The danger of gapping is that your Stop-Loss Order may not be filled at your requested price. If the market "jumps" over your stop due to a geopolitical news event or a surprise economic release from Europe, you will be filled at the next available price. This is known as negative slippage, and it is the primary reason why overnight positions must utilize lower leverage than intraday scalp moves.
Navigating Asian and European Cycles
The overnight session is not a monolithic block of time. It is a series of overlapping liquidity cycles, each with its own "personality." Understanding which cycle is currently active allows the trader to adjust their expectations for volatility and trend persistence.
Often characterized by low volume and range-bound behavior. Japanese and Australian data can move the USD/JPY or AUD/USD, but the S&P 500 typically drifts unless global headlines intervene.
A massive surge in liquidity as the world's largest currency trading hub awakens. This often sets the initial directional bias for the New York morning. Volatility spikes here are common and can "trap" overnight participants.
Professional overnight participants often wait for the London Fix or the European open to confirm their directional bias. If a position held through the quiet Asian night begins to move aggressively against the thesis at 3:00 AM, it is often a signal that the "smart money" in Europe is repositioning for the US cash open. Ignoring these global signals is a common mistake for retail participants who view the market only through a domestic lens.
Tactical Scaling for Overnight Survival
The most effective tool for managing overnight risk is Granular Scaling. As discussed in our manual on Micro E-mini trading, the ability to break a position into small, micro-sized units is invaluable when market participation is thin. If you wish to hold a long-term bullish thesis, you do not need to hold 100% of your position through the night.
A trader holds 10 Micro contracts during the day. Before the New York close, they liquidate 7 contracts, leaving a "Core" of 3 contracts for the overnight session. This reduces their margin requirement and their exposure to overnight gaps by 70%, while still allowing them to benefit from a gap in their favor. The liquidated 70% acts as a "Cash Shield" for the account.
Professionals often set specific "Time Stops" for overnight positions. If the market has not reached a certain profit target by the Tokyo close (approx. 1:00 AM EST), the position is closed or significantly reduced. This ensures the trader is not exposed to the high-volatility London open with a stagnant or slightly losing position.
Probability Shields and Stop-Loss Logic
Managing an overnight position requires a shift in Stop-Loss Placement. During the day, you might use a tight stop based on 1-minute candle wicks. At night, those same wicks can be "hunted" by small orders in a thin market. A professional overnight stop is typically based on Structural Levels rather than candle patterns.

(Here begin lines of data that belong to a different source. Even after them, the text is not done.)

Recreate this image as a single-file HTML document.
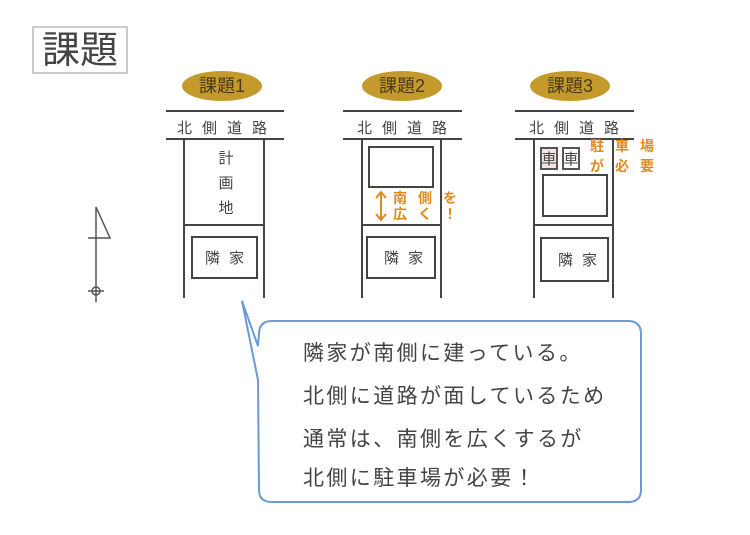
<!DOCTYPE html>
<html><head><meta charset="utf-8"><style>
html,body{margin:0;padding:0;background:#fff;}
svg text{font-family:"Liberation Sans","Noto Sans CJK JP",sans-serif;}
</style></head><body>
<svg width="750" height="530" viewBox="0 0 750 530" xmlns="http://www.w3.org/2000/svg">
<rect x="33" y="27" width="94" height="46" fill="#fff" stroke="#bbb" stroke-width="1.5"/>
<text x="80" y="63" font-size="38" fill="#444" text-anchor="middle">課題</text>

<g fill="#c49a2c">
<ellipse cx="222" cy="86" rx="40" ry="15"/>
<ellipse cx="402" cy="86" rx="40" ry="15"/>
<ellipse cx="570" cy="86" rx="40" ry="15"/>
</g>
<g font-size="18" fill="#4a3a1a" text-anchor="middle">
<text x="222" y="92">課題1</text>
<text x="402" y="92">課題2</text>
<text x="570" y="92">課題3</text>
</g>

<g stroke="#444" stroke-width="2" fill="none">
<line x1="166" y1="111" x2="284" y2="111"/><line x1="166" y1="139" x2="284" y2="139"/>
<line x1="184" y1="139" x2="184" y2="298"/><line x1="264" y1="139" x2="264" y2="298"/>
<line x1="184" y1="225" x2="264" y2="225"/>
<rect x="192" y="237" width="65" height="41"/>
<line x1="343" y1="111" x2="462" y2="111"/><line x1="343" y1="139" x2="462" y2="139"/>
<line x1="362" y1="139" x2="362" y2="298"/><line x1="441" y1="139" x2="441" y2="298"/>
<line x1="362" y1="225" x2="441" y2="225"/>
<rect x="369" y="147" width="64" height="40"/>
<rect x="367" y="237" width="68" height="41"/>
<line x1="515" y1="111" x2="634" y2="111"/><line x1="515" y1="139" x2="634" y2="139"/>
<line x1="534" y1="139" x2="534" y2="298"/><line x1="613" y1="139" x2="613" y2="298"/>
<line x1="534" y1="225" x2="613" y2="225"/>
<rect x="543" y="175" width="64" height="41"/>
<rect x="541" y="238" width="67" height="43"/>
</g>
<rect x="541" y="148" width="16" height="21" fill="#f6e4e4" stroke="#555" stroke-width="2"/>
<rect x="563" y="148" width="16" height="21" fill="#fff" stroke="#555" stroke-width="2"/>

<g font-size="15" fill="#444" text-anchor="middle">
<text x="227" y="133" letter-spacing="10">北側道路</text>
<text x="407" y="133" letter-spacing="10">北側道路</text>
<text x="579" y="133" letter-spacing="10">北側道路</text>
<text x="226" y="163">計</text><text x="226" y="188">画</text><text x="226" y="213">地</text>
<text x="229" y="263" letter-spacing="9">隣家</text>
<text x="408" y="263" letter-spacing="9">隣家</text>
<text x="582" y="265" letter-spacing="9">隣家</text>
<text x="549" y="164">車</text><text x="571" y="164">車</text>
</g>

<g stroke="#e08a1e" stroke-width="2" fill="none">
<line x1="381" y1="193" x2="381" y2="219"/>
<polyline points="376,198 381,192 386,198"/>
<polyline points="376,214 381,220 386,214"/>
</g>
<g font-size="14" fill="#e08a1e" font-weight="bold">
<text x="393" y="203" letter-spacing="11">南側を</text>
<text x="393" y="219" letter-spacing="11">広く！</text>
<text x="590" y="151" letter-spacing="11">駐車場</text>
<text x="590" y="171" letter-spacing="11">が必要</text>
</g>

<g stroke="#555" stroke-width="1.5" fill="none">
<line x1="96" y1="207" x2="96" y2="302"/>
<polyline points="96,207 110,238 88,238"/>
<circle cx="96" cy="291" r="4"/>
<line x1="88" y1="291" x2="104" y2="291"/>
</g>

<path d="M272,321 L628,321 Q641,321 641,334 L641,490 Q641,502 628,502 L272,502 Q259,502 259,490 L258,380 L242,301 L258,346 L259,334 Q259,321 272,321 Z" fill="#fff" stroke="#6a9bd6" stroke-width="2"/>
<g font-size="21" fill="#444" letter-spacing="2.4">
<text x="303" y="360">隣家が南側に建っている。</text>
<text x="303" y="403">北側に道路が面しているため</text>
<text x="303" y="446">通常は、南側を広くするが</text>
<text x="303" y="485">北側に駐車場が必要！</text>
</g>
</svg>
</body></html>
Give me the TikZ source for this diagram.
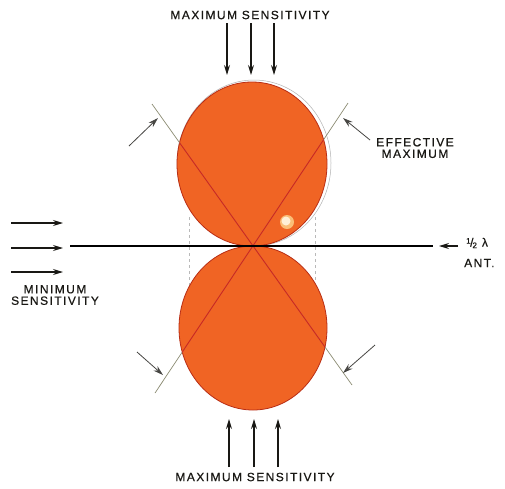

| Risk Component | Intraday Posture | Overnight Posture |
|---|---|---|
| Leverage | High (1:20 or more) | Low (1:2 or 1:5) |
| Stop-Loss Type | Technical / Pattern-Based | Structural / Volatility-Based |
| Margin Type | Intraday Discount | Full Exchange Initial Margin |
| News Sensitivity | Reactive (US News) | Proactive (Global News) |
Furthermore, you should utilize Mental Stop-Loss alerts in addition to hard exchange stops. Since you cannot monitor the screen for 23 hours, setting alerts for price violations on your mobile device allows you to wake up and assess the situation if a major structural level is breached. However, the hard stop must always reside on the exchange server to protect against catastrophic liquidity voids.
The Impact of Overseas Economic Releases
While the US Bureau of Labor Statistics and the Federal Reserve are the primary drivers for S&P 500 volatility, global indices are increasingly sensitive to foreign economic data. For example, Chinese Manufacturing Data (PMI) or European Central Bank (ECB) rate decisions can trigger massive capital flows that impact US futures long before the NYSE opens.
Professional overnight traders maintain a global economic calendar. If you are long the S&P 500 through the night, but Germany is scheduled to release a "surprise" inflation report at 2:00 AM EST, you are essentially gambling on that report. The disciplined move is to reduce or eliminate the position before the foreign data release, then re-enter once the market has priced in the new information. Remember: Preservation of capital is the ultimate alpha.
The Executive Mandate
Holding overnight is a privilege of the well-capitalized and the disciplined. It is not a place to "hope" for a recovery from a bad daytime trade. If you are holding a position past the close because you are "down" and don't want to realize a loss, you have already violated the first rule of professional trading. An overnight position should only be held because it is part of a larger, positive-expectancy swing strategy.
As you build your overnight trading framework, focus on the Quality of your Sleep. If you cannot sleep because you are worried about your position, your position size is too large. By scaling down to Micro lots and ensuring your account is fully funded for the margin shift, you transform overnight trading from a source of anxiety into a source of strategic profit.
Concluding Executive Summary
"Risk is managed in the dark to be rewarded in the light." Mastering overnight trading positions requires a surgical understanding of the Globex session, exchange margin requirements, and global liquidity cycles. By utilizing Micro scaling and respecting the global economic calendar, you build a capital-resilient model that thrives while others are vulnerable. Control your leverage, respect the margin cliff, and prioritize survival above all else. In the kingdom of global finance, consistency is the only currency that matters.